**Written request:**
Take the line containing "Recreate this image", the line containing "plt.rcParams['font.family'] = narrow[:1]", and all lines between them, and transcribe them exactly. Leave out pictures.

* begin Provided material *

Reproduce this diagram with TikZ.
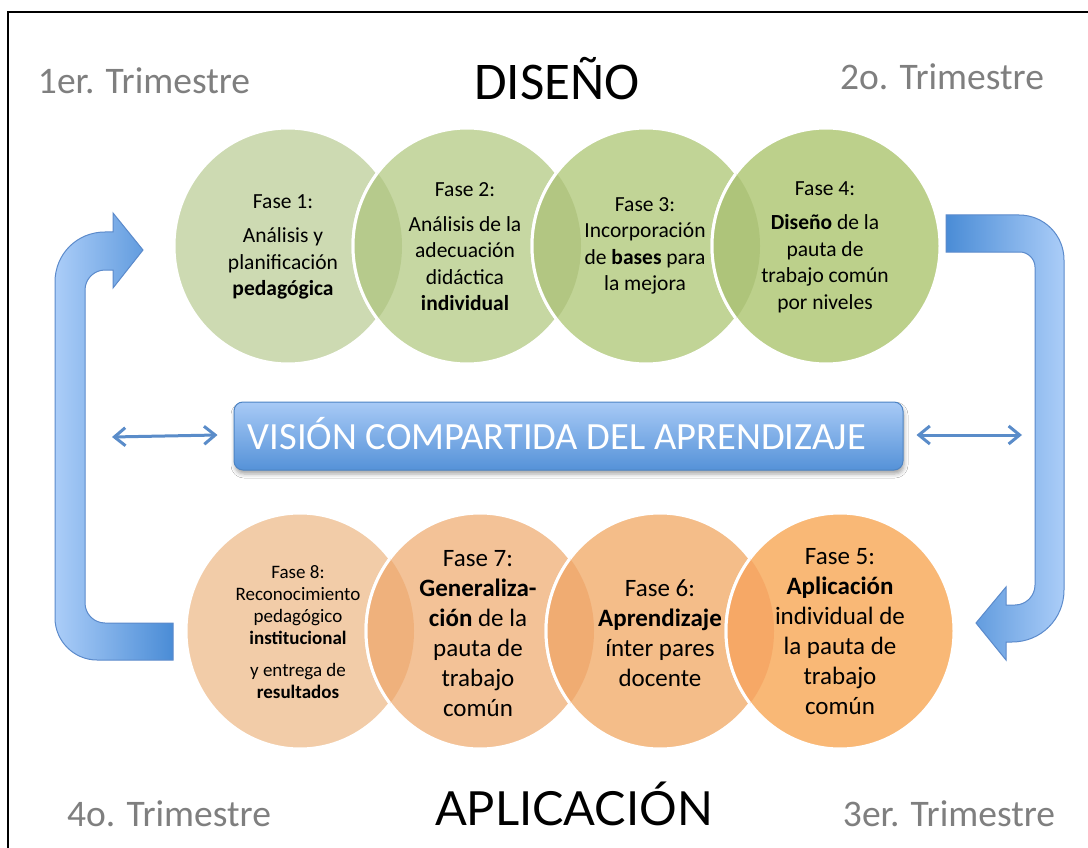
\documentclass[tikz,border=0pt]{standalone}
\usepackage{fontspec}
\setmainfont{Carlito}
\newfontfamily\aplfont{Lato}
\usetikzlibrary{arrows.meta,shadows.blur,shapes.geometric}
\definecolor{gA}{HTML}{CDDAB2}
\definecolor{gB}{HTML}{C6D7A2}
\definecolor{gC}{HTML}{C1D496}
\definecolor{gD}{HTML}{BCD08B}
\definecolor{gAB}{HTML}{B6CA8C}
\definecolor{gBC}{HTML}{B2C682}
\definecolor{gCD}{HTML}{AEC47A}
\definecolor{oA}{HTML}{F2CCA8}
\definecolor{oB}{HTML}{F3C297}
\definecolor{oC}{HTML}{F4BD89}
\definecolor{oD}{HTML}{F9B876}
\definecolor{oAB}{HTML}{EFB17C}
\definecolor{oBC}{HTML}{F0AC72}
\definecolor{oCD}{HTML}{F6A866}
\definecolor{blueL}{HTML}{ABCDF8}
\definecolor{blueD}{HTML}{4A8CD6}
\definecolor{blueEdge}{HTML}{5B8ACB}
\definecolor{boxTop}{HTML}{A8CAF6}
\definecolor{boxBot}{HTML}{5592D8}
\definecolor{boxEdge}{HTML}{4D84C4}
\definecolor{dblArrow}{HTML}{5A8CC9}
\definecolor{greyTxt}{HTML}{7F7F7F}
\newcommand\mylens[5]{%
  \begin{scope}
    \clip (#1,#2) ellipse [x radius=114pt, y radius=118pt];
    \fill[#5] (#3,#4) ellipse [x radius=114pt, y radius=118pt];
    \draw[white, line width=3pt] (#3,#4) ellipse [x radius=114pt, y radius=118pt];
  \end{scope}}
\begin{document}
\begin{tikzpicture}[x=1pt,y=-1pt,
  ell/.style={ellipse, minimum width=228pt, minimum height=236pt, inner sep=0pt, draw=white, line width=3pt},
  toptxt/.style={align=center, inner sep=0pt, font=\fontsize{21.5}{26.5}\selectfont},
  bottxt/.style={align=center, inner sep=0pt, font=\fontsize{25}{30}\selectfont},
  smalltxt/.style={align=center, inner sep=0pt, font=\fontsize{19}{22}\selectfont},
  trim/.style={anchor=base, text=greyTxt, inner sep=0pt, font=\fontsize{37.5}{40}\selectfont},
  uarrow/.style={draw=blueEdge, line width=1pt},
  dbl/.style={{Straight Barb[length=11pt,width=18pt,line width=3pt]}-{Straight Barb[length=11pt,width=18pt,line width=3pt]}, draw=dblArrow, line width=3pt},
  vbox/.style={minimum width=669pt, minimum height=68pt, rounded corners=9pt, top color=boxTop, bottom color=boxBot, draw=boxEdge, line width=1pt, inner sep=0pt,
     blur shadow={shadow xshift=1pt, shadow yshift=-4pt, shadow blur radius=4pt, shadow opacity=35}}
]
\useasboundingbox (0,0) rectangle (1088,848);
\fill[white] (0,0) rectangle (1088,848);
\draw[line width=1.8pt] (8,850) -- (8,12) -- (1090,12);

% headings
\node[trim] (h1) at (144,94) {1er. Trimestre};
\node[trim] (h2) at (942,90) {2o. Trimestre};
\node[trim] (h4) at (169,826) {4o. Trimestre};
\node[trim] (h3) at (949,826) {3er. Trimestre};
\node[anchor=base, inner sep=0pt, font=\fontsize{53}{56}\selectfont] (dis) at (557,100) {DISEÑO};
\node[anchor=base, inner sep=0pt] (apl) at (574,825) {\resizebox{278pt}{!}{\aplfont APLICACIÓN}};

% top circles
\node[ell, fill=gA] (c1) at (288,246) {};
\node[ell, fill=gB] (c2) at (467,246) {};
\mylens{288}{246}{467}{246}{gAB}
\node[ell, fill=gC] (c3) at (646,246) {};
\mylens{467}{246}{646}{246}{gBC}
\node[ell, fill=gD] (c4) at (826,246) {};
\mylens{646}{246}{826}{246}{gCD}

% bottom circles
\node[ell, fill=oA] (c8) at (300,631) {};
\node[ell, fill=oB] (c7) at (480,631) {};
\mylens{300}{631}{480}{631}{oAB}
\node[ell, fill=oC] (c6) at (660,631) {};
\mylens{480}{631}{660}{631}{oBC}
\node[ell, fill=oD] (c5) at (840,631) {};
\mylens{660}{631}{840}{631}{oCD}

% texts
\node[toptxt] (t1) at (283,247) {Fase 1:\\[8pt] Análisis y\\ planificación\\ \textbf{pedagógica}};
\node[toptxt] (t2) at (465,247) {Fase 2:\\[8pt] Análisis de la\\ adecuación\\ didáctica\\ \textbf{individual}};
\node[toptxt] (t3) at (645,246) {Fase 3:\\ Incorporación\\ de \textbf{bases} para\\ la mejora};
\node[toptxt] (t4) at (825,247) {Fase 4:\\[8pt] \textbf{Diseño} de la\\ pauta de\\ trabajo común\\ por niveles};
\node[smalltxt] (t8) at (298,632) {Fase 8:\\ Reconocimiento\\ pedagógico\\ \textbf{institucional}\\[10pt] y entrega de\\ \textbf{resultados}};
\node[bottxt] (t7) at (478,634) {Fase 7:\\ \textbf{Generaliza-}\\ \textbf{ción} de la\\ pauta de\\ trabajo\\ común};
\node[bottxt] (t6) at (660,633) {Fase 6:\\ \textbf{Aprendizaje}\\ ínter pares\\ docente};
\node[bottxt] (t5) at (840,632) {Fase 5:\\ \textbf{Aplicación}\\ individual de\\ la pauta de\\ trabajo\\ común};

% central box
\node[vbox] (vision) at (568.5,436) {};
\node[anchor=base, inner sep=0pt, text=white, font=\fontsize{38.5}{40}\selectfont] (vt) at (557,449) {VISIÓN COMPARTIDA DEL APRENDIZAJE};

% double arrows
\coordinate (la) at (112,437);
\coordinate (ra) at (1022,435);
\draw[dbl] (la) -- ([xshift=-16pt,yshift=1pt]vision.west);
\draw[dbl] ([xshift=13pt,yshift=1pt]vision.east) -- (ra);

% left U arrow (Fase 8 -> Fase 1)
\path[uarrow, left color=blueL, right color=blueD]
  (173,660) -- (97,660) .. controls (74,660) and (55,641) .. (55,618)
  -- (55,282) .. controls (55,254) and (77,232) .. (105,232)
  -- (113,232) -- (113,213) -- (143,250) -- (113,288) -- (113,270) -- (105,270)
  .. controls (94,270) and (85,279) .. (85,290)
  -- (85,603) .. controls (85,614) and (94,623) .. (105,623)
  -- (173,623) -- cycle;

% right U arrow (Fase 4 -> Fase 5)
\path[uarrow, left color=blueD, right color=blueL]
  (946,215) -- (1019,215) .. controls (1044,215) and (1064,235) .. (1064,260)
  -- (1064,590) .. controls (1064,619) and (1041,642) .. (1012,642)
  -- (1006,642) -- (1006,660) -- (976,623) -- (1006,587) -- (1006,605) -- (1015,605)
  .. controls (1026,605) and (1035,596) .. (1035,585)
  -- (1035,267) .. controls (1035,259) and (1028,252) .. (1020,252)
  -- (946,252) -- cycle;
\end{tikzpicture}
\end{document}
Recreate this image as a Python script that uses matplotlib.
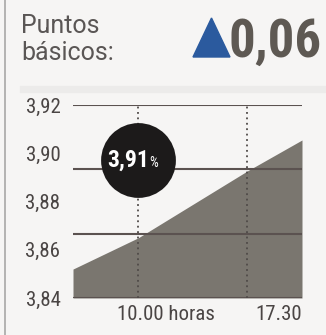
import matplotlib
matplotlib.use("Agg")
import matplotlib.pyplot as plt
from matplotlib import font_manager
from matplotlib.patches import Rectangle
from matplotlib.lines import Line2D
import numpy as np

installed = {f.name for f in font_manager.fontManager.ttflist}
narrow = [n for n in ["Roboto Condensed", "Open Sans Condensed", "Noto Sans Condensed",
                      "Liberation Sans Narrow", "Liberation Sans"] if n in installed]
plt.rcParams['font.family'] = narrow[:1] + ['DejaVu Sans']

# datos
hours = [5.5, 10.0, 17.5, 21.25]
rate = [3.852, 3.865, 3.8927, 3.9055]
ytick_vals = [3.84, 3.86, 3.88, 3.90, 3.92]
ytick_labels = ["3,84", "3,86", "3,88", "3,90", "3,92"]
grid_vals = np.linspace(3.84, 3.92, 4)
time_marks = [10.0, 17.5]
last_value = "3,91"
change = "0,06"

ink = "#4a4544"
fig = plt.figure(figsize=(3.26, 3.35), dpi=100, facecolor="#f6f5f4")

# cabecera
head = dict(fontsize=18, color="#5a5655", va="baseline", ha="left",
            family=["Roboto", "DejaVu Sans"])
fig.text(21 / 326, 1 - 33 / 335, "Puntos", **head)
fig.text(21 / 326, 1 - 60 / 335, "básicos:", **head)
fig.text(1 - 4 / 326, 1 - 57 / 335, change, fontsize=38, fontweight="bold", color="#5e5953",
         va="baseline", ha="right")
fig.patches.append(plt.Polygon([[193 / 326, 1 - 57 / 335], [230 / 326, 1 - 57 / 335],
                                [211.5 / 326, 1 - 18 / 335]], closed=True,
                               transform=fig.transFigure, color="#2b5a9e", figure=fig))
fig.patches.append(Rectangle((20 / 326, 1 - 92 / 335), 306 / 326, 6 / 335,
                             transform=fig.transFigure, color="#ecebea", figure=fig))
fig.lines.append(Line2D([5 / 326, 5 / 326], [0, 1], transform=fig.transFigure,
                        color="#a9a7a6", linewidth=1.2, figure=fig))

ax = fig.add_axes([73 / 326, 1 - 298 / 335, 229 / 326, 193 / 335])
ax.set_facecolor("none")
ax.fill_between(hours, rate, 3.84, color="#7a766f", linewidth=0, zorder=1)
for g in grid_vals:
    ax.axhline(g, color="#5b5250", linewidth=1.5, zorder=2)
for t in time_marks:
    ax.axvline(t, color="#4f4a48", linewidth=1.3, linestyle=(0, (1, 2)), zorder=2)

ax.set_xlim(hours[0], hours[-1])
ax.set_ylim(3.84, 3.92)
for s in ax.spines.values():
    s.set_visible(False)
ax.set_xticks([])
ax.set_yticks(ytick_vals)
ax.set_yticklabels(ytick_labels, fontsize=15, color=ink)
ax.tick_params(axis="y", length=0, pad=9)

ax.text(time_marks[0] - 1.5, 3.84 - 0.003, "10.00 horas", fontsize=15, color=ink,
        ha="left", va="top", clip_on=False)
ax.text(hours[-1], 3.84 - 0.003, "17.30", fontsize=15, color=ink,
        ha="right", va="top", clip_on=False)

# burbuja con el último valor
ax.scatter([time_marks[0]], [3.897], s=2900, color="#1c1a1a", zorder=4, linewidths=0)
ax.annotate(last_value, (time_marks[0], 3.897), xytext=(8, 0), textcoords="offset points",
            ha="right", va="center", fontsize=17, fontweight="bold", color="white", zorder=5)
ax.annotate("%", (time_marks[0], 3.897), xytext=(8, -2), textcoords="offset points",
            ha="left", va="center", fontsize=10, color="white", zorder=5)

fig.savefig("out.png", dpi=100, facecolor=fig.get_facecolor())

* end Provided material *

**Result of the exercise:**
Recreate this image as a Python script that uses matplotlib.
import matplotlib
matplotlib.use("Agg")
import matplotlib.pyplot as plt
from matplotlib import font_manager
from matplotlib.patches import Rectangle
from matplotlib.lines import Line2D
import numpy as np

installed = {f.name for f in font_manager.fontManager.ttflist}
narrow = [n for n in ["Roboto Condensed", "Open Sans Condensed", "Noto Sans Condensed",
                      "Liberation Sans Narrow", "Liberation Sans"] if n in installed]
plt.rcParams['font.family'] = narrow[:1] + ['DejaVu Sans']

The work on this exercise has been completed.